東急ハンズなどで売っていますが,売っているお店が見つからなかったら,メーカーに直接,問い合わせてみてください。
・透明な使い捨てコップか,白い紙コップ。
・お料理用の計量カップや計量スプーン。

【観察しよう】
 まず,CODとは何なのか,説明します。
 CODは Chemical Oxygen Demand の略で,日本語では「化学的酸素要求量」と言います。
 環境庁の「湖沼水質調査」の指標としても,使われています。
 簡単に言えば,水の中に含まれている汚れ(おもに有機物の汚れ)を,おおまかに数値化したものです。

 CODの測定原理は簡単です。水の中に強力な酸化剤を入れると,水中の有機物などの汚れに結合して酸素を与えます。汚れが多いほど,酸化剤が使われて減ります。そこで,残った酸化剤の量をはかれば,どのぐらい酸化剤が汚れにくっついたのか,わかります。この,汚れによって使われた酸素の量がCODなのです。


  これは観察会で使っている解説パネルなんですが,これでわかりますか?


 では,キットの説明書にしたがって,水のCODを測ってみましょう。

・近くに池や沼などがあるなら,その水を汲んできます。
・きれいな水の代表として,ミネラルウォーターや水道水を使います。
・家庭排水の材料として,コップ1杯の水に醤油を1滴(=約0.05ml)たらしたものや,洗濯機の「洗い」の直後の排水を水道水で10〜100倍に薄めたものを用意します。

・用意した水をコップに入れ,色やにごりを観察します。
・測定キットでCODを測ってみます。

……どんな結果が出ましたか?

【でも,どうして?】(ちょっとくわしい説明)
 いま,湖や沼の汚れ……特にCODの増える汚れの原因の半分以上は,家庭排水だと言われています。食べ物は有機物です。醤油だけでもかなりCODが増えることがわかると思いますが,油脂類は,醤油よりも少ない量で,醤油よりもCODを上昇させます。洗剤も有機物です。しかも,油脂類を多く含みます。洗剤や,食事のあとの油汚れなどは,CODを上昇させる大きな原因になっています。
 水道法では,基準項目の1つとして,CODが10mg/l以下と定めていますが,現在では「快適基準」として推奨される,3mg/lをクリアするようにしている水道事業者も多いようです。
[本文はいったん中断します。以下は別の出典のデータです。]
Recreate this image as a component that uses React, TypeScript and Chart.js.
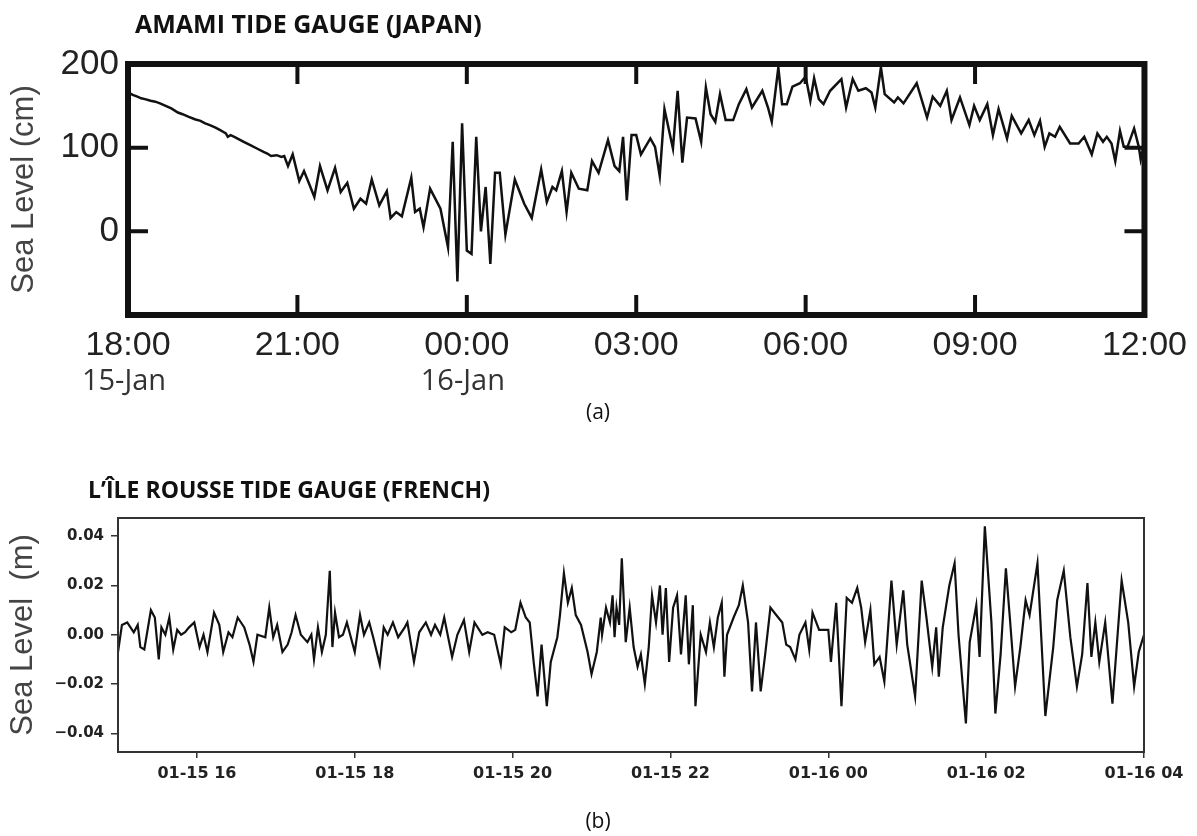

環境庁が「好ましい」とする水質基準も3mg/lですが,現在,この基準をクリアしている湖沼は,全測定箇所の4割程度です。
 きれいな水でも,CODがゼロでない場合があります。わき水などでも,CODが2mg/lぐらいになることがあります。
 我孫子の水道は,CODが0〜1mg/lでした。地下水をブレンドしているのだそうです。

 CODは,あくまでも水の汚れを大まかに知るためのものです。酸化剤の反応しない無機物や,少量でも人間に有害な毒物を調べることはできません。酸化されない汚れ……硝酸体窒素や,一部のリン酸化合物などは,CODで測ることはできません。窒素もリンも,「富栄養化」の原因ですし,人や動物の排泄物の混入……特に街の中の水面では,トイレの排水とも関係があります。こうしたものは,別の測定方法を使って,さらに調べる必要があります。

【もう少し観察してみよう】
 もし,水の汚れに興味を持ったら,COD以外の測定キットを使って調べてみるのもいいでしょう。
 また,近くに小さな池などがあったら,そこの水を月に1回ぐらい調べて,変化を調べるのも,おもしろいと思います。
 上野の不忍池では,夏にはハスが,水中の有機物を取り込みながら育ち,冬になるとたくさんの水鳥が来て,鳥に餌をやる人もたくさん訪れます。夏の終わりごろ,ハスが枯れはじめる直前のCODは,7〜9mg/lですが,1〜3月ごろには20〜50mgl/lになります。環境庁の調査でいちばんCODの高い手賀沼でも19mg/lですから(1998年調査),環境庁の調査の対象となっていない,小さな池や沼でも,いろいろと問題があるようですね。